**YOUR GOAL**
Return the lines below exactly, from the first line to the line that contains "const tickLen = 5". Leave out pictures.

-- START PROVIDED MATERIAL --

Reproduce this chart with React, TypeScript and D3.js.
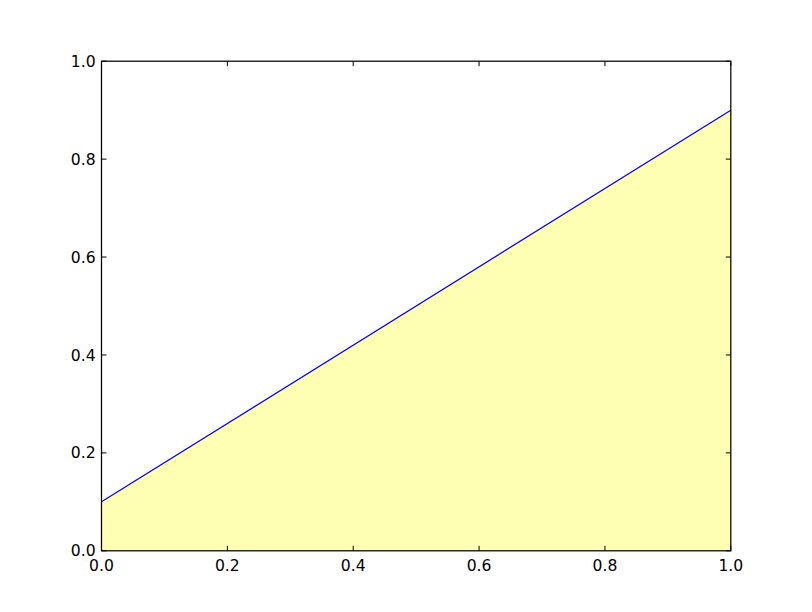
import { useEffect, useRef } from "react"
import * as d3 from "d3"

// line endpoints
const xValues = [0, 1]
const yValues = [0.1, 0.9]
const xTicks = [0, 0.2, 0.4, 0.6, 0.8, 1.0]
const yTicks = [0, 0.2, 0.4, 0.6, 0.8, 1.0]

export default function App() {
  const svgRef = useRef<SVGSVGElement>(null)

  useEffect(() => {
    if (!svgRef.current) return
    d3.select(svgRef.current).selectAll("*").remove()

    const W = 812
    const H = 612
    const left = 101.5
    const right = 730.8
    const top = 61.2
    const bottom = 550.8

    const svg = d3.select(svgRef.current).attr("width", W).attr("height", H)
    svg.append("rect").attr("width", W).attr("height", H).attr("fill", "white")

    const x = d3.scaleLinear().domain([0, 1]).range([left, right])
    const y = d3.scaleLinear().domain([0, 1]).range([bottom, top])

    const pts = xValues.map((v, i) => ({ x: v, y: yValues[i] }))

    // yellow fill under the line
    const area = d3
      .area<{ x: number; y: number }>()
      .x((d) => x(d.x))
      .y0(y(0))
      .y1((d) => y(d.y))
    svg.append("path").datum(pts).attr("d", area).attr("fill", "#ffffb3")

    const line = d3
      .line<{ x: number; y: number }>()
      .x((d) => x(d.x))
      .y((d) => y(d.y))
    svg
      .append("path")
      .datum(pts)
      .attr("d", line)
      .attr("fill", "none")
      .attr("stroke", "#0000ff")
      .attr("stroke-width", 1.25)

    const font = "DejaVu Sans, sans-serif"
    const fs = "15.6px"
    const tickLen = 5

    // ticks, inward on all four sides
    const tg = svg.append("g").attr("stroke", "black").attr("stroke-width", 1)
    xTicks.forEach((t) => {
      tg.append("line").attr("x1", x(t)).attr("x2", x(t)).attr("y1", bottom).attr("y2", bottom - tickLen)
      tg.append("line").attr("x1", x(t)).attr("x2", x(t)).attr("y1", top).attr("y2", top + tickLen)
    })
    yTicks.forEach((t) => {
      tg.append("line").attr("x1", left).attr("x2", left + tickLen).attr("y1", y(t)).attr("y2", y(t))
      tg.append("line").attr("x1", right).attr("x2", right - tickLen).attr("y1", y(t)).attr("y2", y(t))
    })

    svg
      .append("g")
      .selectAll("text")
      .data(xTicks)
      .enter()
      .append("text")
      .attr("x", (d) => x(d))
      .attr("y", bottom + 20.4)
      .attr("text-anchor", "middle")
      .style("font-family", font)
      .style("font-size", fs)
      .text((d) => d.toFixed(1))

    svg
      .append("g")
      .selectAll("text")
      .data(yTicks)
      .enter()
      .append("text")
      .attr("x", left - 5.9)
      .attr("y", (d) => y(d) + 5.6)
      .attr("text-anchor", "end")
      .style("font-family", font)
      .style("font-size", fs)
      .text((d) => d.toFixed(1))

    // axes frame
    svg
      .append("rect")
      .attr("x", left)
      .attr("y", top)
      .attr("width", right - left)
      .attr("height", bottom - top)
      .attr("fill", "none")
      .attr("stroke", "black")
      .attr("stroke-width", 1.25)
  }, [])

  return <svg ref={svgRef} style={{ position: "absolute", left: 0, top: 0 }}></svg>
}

-- END PROVIDED MATERIAL --

**THE ANSWER**
Reproduce this chart with React, TypeScript and D3.js.
import { useEffect, useRef } from "react"
import * as d3 from "d3"

// line endpoints
const xValues = [0, 1]
const yValues = [0.1, 0.9]
const xTicks = [0, 0.2, 0.4, 0.6, 0.8, 1.0]
const yTicks = [0, 0.2, 0.4, 0.6, 0.8, 1.0]

export default function App() {
  const svgRef = useRef<SVGSVGElement>(null)

  useEffect(() => {
    if (!svgRef.current) return
    d3.select(svgRef.current).selectAll("*").remove()

    const W = 812
    const H = 612
    const left = 101.5
    const right = 730.8
    const top = 61.2
    const bottom = 550.8

    const svg = d3.select(svgRef.current).attr("width", W).attr("height", H)
    svg.append("rect").attr("width", W).attr("height", H).attr("fill", "white")

    const x = d3.scaleLinear().domain([0, 1]).range([left, right])
    const y = d3.scaleLinear().domain([0, 1]).range([bottom, top])

    const pts = xValues.map((v, i) => ({ x: v, y: yValues[i] }))

    // yellow fill under the line
    const area = d3
      .area<{ x: number; y: number }>()
      .x((d) => x(d.x))
      .y0(y(0))
      .y1((d) => y(d.y))
    svg.append("path").datum(pts).attr("d", area).attr("fill", "#ffffb3")

    const line = d3
      .line<{ x: number; y: number }>()
      .x((d) => x(d.x))
      .y((d) => y(d.y))
    svg
      .append("path")
      .datum(pts)
      .attr("d", line)
      .attr("fill", "none")
      .attr("stroke", "#0000ff")
      .attr("stroke-width", 1.25)

    const font = "DejaVu Sans, sans-serif"
    const fs = "15.6px"
    const tickLen = 5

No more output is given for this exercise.